▶ **What to do**
The listing beneath should be written out in full, exactly as shown.

▶ **Supplied information**

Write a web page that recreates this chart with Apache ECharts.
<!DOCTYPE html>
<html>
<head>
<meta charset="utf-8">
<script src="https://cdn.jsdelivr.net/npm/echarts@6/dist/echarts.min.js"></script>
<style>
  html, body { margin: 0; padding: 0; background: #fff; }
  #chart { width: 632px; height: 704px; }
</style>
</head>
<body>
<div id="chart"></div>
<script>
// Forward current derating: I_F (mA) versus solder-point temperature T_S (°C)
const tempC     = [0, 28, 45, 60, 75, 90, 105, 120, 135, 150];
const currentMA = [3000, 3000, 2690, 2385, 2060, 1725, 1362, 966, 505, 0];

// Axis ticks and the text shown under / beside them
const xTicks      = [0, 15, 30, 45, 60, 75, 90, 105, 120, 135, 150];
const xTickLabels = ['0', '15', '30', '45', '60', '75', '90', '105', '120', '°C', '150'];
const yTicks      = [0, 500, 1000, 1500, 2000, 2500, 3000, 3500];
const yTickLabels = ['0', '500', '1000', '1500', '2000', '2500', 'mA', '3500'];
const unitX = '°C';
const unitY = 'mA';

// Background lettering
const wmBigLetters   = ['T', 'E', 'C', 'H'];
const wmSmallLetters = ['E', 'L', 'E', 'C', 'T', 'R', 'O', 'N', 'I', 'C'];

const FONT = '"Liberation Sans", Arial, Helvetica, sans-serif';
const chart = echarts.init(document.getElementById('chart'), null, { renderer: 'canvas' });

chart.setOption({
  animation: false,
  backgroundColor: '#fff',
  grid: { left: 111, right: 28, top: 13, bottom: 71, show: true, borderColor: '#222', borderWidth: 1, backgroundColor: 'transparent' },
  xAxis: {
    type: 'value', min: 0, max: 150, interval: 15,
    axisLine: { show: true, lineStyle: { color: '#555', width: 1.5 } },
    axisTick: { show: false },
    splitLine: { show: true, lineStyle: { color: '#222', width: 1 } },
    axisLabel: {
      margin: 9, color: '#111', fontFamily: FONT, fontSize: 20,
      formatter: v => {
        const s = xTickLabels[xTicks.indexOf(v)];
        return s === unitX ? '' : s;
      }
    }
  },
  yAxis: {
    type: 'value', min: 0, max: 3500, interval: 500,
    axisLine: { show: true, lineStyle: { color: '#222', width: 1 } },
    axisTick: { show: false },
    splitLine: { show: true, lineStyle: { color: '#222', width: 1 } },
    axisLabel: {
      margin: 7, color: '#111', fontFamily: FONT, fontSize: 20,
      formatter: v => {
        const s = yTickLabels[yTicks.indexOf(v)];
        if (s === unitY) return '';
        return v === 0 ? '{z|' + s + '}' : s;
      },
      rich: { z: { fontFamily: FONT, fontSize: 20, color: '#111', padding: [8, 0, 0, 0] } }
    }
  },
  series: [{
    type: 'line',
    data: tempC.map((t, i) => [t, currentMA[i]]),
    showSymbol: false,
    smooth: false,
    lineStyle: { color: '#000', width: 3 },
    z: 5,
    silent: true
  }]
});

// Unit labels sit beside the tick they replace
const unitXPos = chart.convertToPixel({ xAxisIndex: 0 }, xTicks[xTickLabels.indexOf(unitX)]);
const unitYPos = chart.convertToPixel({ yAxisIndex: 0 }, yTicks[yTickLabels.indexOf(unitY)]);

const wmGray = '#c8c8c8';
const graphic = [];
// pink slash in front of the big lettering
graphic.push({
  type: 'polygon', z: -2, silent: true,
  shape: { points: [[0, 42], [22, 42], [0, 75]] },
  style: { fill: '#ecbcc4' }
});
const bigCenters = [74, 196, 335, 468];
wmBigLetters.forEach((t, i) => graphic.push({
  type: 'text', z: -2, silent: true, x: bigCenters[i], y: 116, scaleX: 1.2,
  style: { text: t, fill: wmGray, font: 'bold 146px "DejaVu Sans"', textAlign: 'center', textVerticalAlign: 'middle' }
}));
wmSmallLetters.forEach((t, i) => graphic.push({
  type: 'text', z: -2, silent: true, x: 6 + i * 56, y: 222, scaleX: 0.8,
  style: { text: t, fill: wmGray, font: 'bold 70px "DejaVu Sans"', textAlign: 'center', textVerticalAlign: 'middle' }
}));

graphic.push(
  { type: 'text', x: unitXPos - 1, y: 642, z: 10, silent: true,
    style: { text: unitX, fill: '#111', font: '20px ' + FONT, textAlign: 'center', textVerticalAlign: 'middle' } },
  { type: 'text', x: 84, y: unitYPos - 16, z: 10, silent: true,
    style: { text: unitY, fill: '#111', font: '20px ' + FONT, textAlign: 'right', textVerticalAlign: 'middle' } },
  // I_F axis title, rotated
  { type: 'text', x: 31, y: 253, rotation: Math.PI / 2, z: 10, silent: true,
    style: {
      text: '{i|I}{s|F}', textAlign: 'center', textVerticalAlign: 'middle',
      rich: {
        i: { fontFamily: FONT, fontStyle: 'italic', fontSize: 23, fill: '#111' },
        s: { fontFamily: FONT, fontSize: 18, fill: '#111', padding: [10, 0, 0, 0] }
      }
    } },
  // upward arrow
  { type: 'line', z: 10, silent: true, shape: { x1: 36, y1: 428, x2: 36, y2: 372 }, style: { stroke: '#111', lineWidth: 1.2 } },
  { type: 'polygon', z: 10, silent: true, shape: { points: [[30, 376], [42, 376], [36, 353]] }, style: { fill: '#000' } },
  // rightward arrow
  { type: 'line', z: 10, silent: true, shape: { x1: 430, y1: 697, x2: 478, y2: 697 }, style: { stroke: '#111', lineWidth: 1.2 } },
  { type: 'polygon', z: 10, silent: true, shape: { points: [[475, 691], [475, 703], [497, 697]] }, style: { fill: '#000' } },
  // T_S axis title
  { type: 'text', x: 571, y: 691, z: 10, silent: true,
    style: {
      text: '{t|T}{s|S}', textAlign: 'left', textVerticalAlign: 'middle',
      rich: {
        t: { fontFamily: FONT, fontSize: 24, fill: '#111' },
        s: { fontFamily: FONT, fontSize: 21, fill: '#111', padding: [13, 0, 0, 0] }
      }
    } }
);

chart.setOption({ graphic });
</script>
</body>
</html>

▶ **Task response**
Write a web page that recreates this chart with Apache ECharts.
<!DOCTYPE html>
<html>
<head>
<meta charset="utf-8">
<script src="https://cdn.jsdelivr.net/npm/echarts@6/dist/echarts.min.js"></script>
<style>
  html, body { margin: 0; padding: 0; background: #fff; }
  #chart { width: 632px; height: 704px; }
</style>
</head>
<body>
<div id="chart"></div>
<script>
// Forward current derating: I_F (mA) versus solder-point temperature T_S (°C)
const tempC     = [0, 28, 45, 60, 75, 90, 105, 120, 135, 150];
const currentMA = [3000, 3000, 2690, 2385, 2060, 1725, 1362, 966, 505, 0];

// Axis ticks and the text shown under / beside them
const xTicks      = [0, 15, 30, 45, 60, 75, 90, 105, 120, 135, 150];
const xTickLabels = ['0', '15', '30', '45', '60', '75', '90', '105', '120', '°C', '150'];
const yTicks      = [0, 500, 1000, 1500, 2000, 2500, 3000, 3500];
const yTickLabels = ['0', '500', '1000', '1500', '2000', '2500', 'mA', '3500'];
const unitX = '°C';
const unitY = 'mA';

// Background lettering
const wmBigLetters   = ['T', 'E', 'C', 'H'];
const wmSmallLetters = ['E', 'L', 'E', 'C', 'T', 'R', 'O', 'N', 'I', 'C'];

const FONT = '"Liberation Sans", Arial, Helvetica, sans-serif';
const chart = echarts.init(document.getElementById('chart'), null, { renderer: 'canvas' });

chart.setOption({
  animation: false,
  backgroundColor: '#fff',
  grid: { left: 111, right: 28, top: 13, bottom: 71, show: true, borderColor: '#222', borderWidth: 1, backgroundColor: 'transparent' },
  xAxis: {
    type: 'value', min: 0, max: 150, interval: 15,
    axisLine: { show: true, lineStyle: { color: '#555', width: 1.5 } },
    axisTick: { show: false },
    splitLine: { show: true, lineStyle: { color: '#222', width: 1 } },
    axisLabel: {
      margin: 9, color: '#111', fontFamily: FONT, fontSize: 20,
      formatter: v => {
        const s = xTickLabels[xTicks.indexOf(v)];
        return s === unitX ? '' : s;
      }
    }
  },
  yAxis: {
    type: 'value', min: 0, max: 3500, interval: 500,
    axisLine: { show: true, lineStyle: { color: '#222', width: 1 } },
    axisTick: { show: false },
    splitLine: { show: true, lineStyle: { color: '#222', width: 1 } },
    axisLabel: {
      margin: 7, color: '#111', fontFamily: FONT, fontSize: 20,
      formatter: v => {
        const s = yTickLabels[yTicks.indexOf(v)];
        if (s === unitY) return '';
        return v === 0 ? '{z|' + s + '}' : s;
      },
      rich: { z: { fontFamily: FONT, fontSize: 20, color: '#111', padding: [8, 0, 0, 0] } }
    }
  },
  series: [{
    type: 'line',
    data: tempC.map((t, i) => [t, currentMA[i]]),
    showSymbol: false,
    smooth: false,
    lineStyle: { color: '#000', width: 3 },
    z: 5,
    silent: true
  }]
});

// Unit labels sit beside the tick they replace
const unitXPos = chart.convertToPixel({ xAxisIndex: 0 }, xTicks[xTickLabels.indexOf(unitX)]);
const unitYPos = chart.convertToPixel({ yAxisIndex: 0 }, yTicks[yTickLabels.indexOf(unitY)]);

const wmGray = '#c8c8c8';
const graphic = [];
// pink slash in front of the big lettering
graphic.push({
  type: 'polygon', z: -2, silent: true,
  shape: { points: [[0, 42], [22, 42], [0, 75]] },
  style: { fill: '#ecbcc4' }
});
const bigCenters = [74, 196, 335, 468];
wmBigLetters.forEach((t, i) => graphic.push({
  type: 'text', z: -2, silent: true, x: bigCenters[i], y: 116, scaleX: 1.2,
  style: { text: t, fill: wmGray, font: 'bold 146px "DejaVu Sans"', textAlign: 'center', textVerticalAlign: 'middle' }
}));
wmSmallLetters.forEach((t, i) => graphic.push({
  type: 'text', z: -2, silent: true, x: 6 + i * 56, y: 222, scaleX: 0.8,
  style: { text: t, fill: wmGray, font: 'bold 70px "DejaVu Sans"', textAlign: 'center', textVerticalAlign: 'middle' }
}));

graphic.push(
  { type: 'text', x: unitXPos - 1, y: 642, z: 10, silent: true,
    style: { text: unitX, fill: '#111', font: '20px ' + FONT, textAlign: 'center', textVerticalAlign: 'middle' } },
  { type: 'text', x: 84, y: unitYPos - 16, z: 10, silent: true,
    style: { text: unitY, fill: '#111', font: '20px ' + FONT, textAlign: 'right', textVerticalAlign: 'middle' } },
  // I_F axis title, rotated
  { type: 'text', x: 31, y: 253, rotation: Math.PI / 2, z: 10, silent: true,
    style: {
      text: '{i|I}{s|F}', textAlign: 'center', textVerticalAlign: 'middle',
      rich: {
        i: { fontFamily: FONT, fontStyle: 'italic', fontSize: 23, fill: '#111' },
        s: { fontFamily: FONT, fontSize: 18, fill: '#111', padding: [10, 0, 0, 0] }
      }
    } },
  // upward arrow
  { type: 'line', z: 10, silent: true, shape: { x1: 36, y1: 428, x2: 36, y2: 372 }, style: { stroke: '#111', lineWidth: 1.2 } },
  { type: 'polygon', z: 10, silent: true, shape: { points: [[30, 376], [42, 376], [36, 353]] }, style: { fill: '#000' } },
  // rightward arrow
  { type: 'line', z: 10, silent: true, shape: { x1: 430, y1: 697, x2: 478, y2: 697 }, style: { stroke: '#111', lineWidth: 1.2 } },
  { type: 'polygon', z: 10, silent: true, shape: { points: [[475, 691], [475, 703], [497, 697]] }, style: { fill: '#000' } },
  // T_S axis title
  { type: 'text', x: 571, y: 691, z: 10, silent: true,
    style: {
      text: '{t|T}{s|S}', textAlign: 'left', textVerticalAlign: 'middle',
      rich: {
        t: { fontFamily: FONT, fontSize: 24, fill: '#111' },
        s: { fontFamily: FONT, fontSize: 21, fill: '#111', padding: [13, 0, 0, 0] }
      }
    } }
);

chart.setOption({ graphic });
</script>
</body>
</html>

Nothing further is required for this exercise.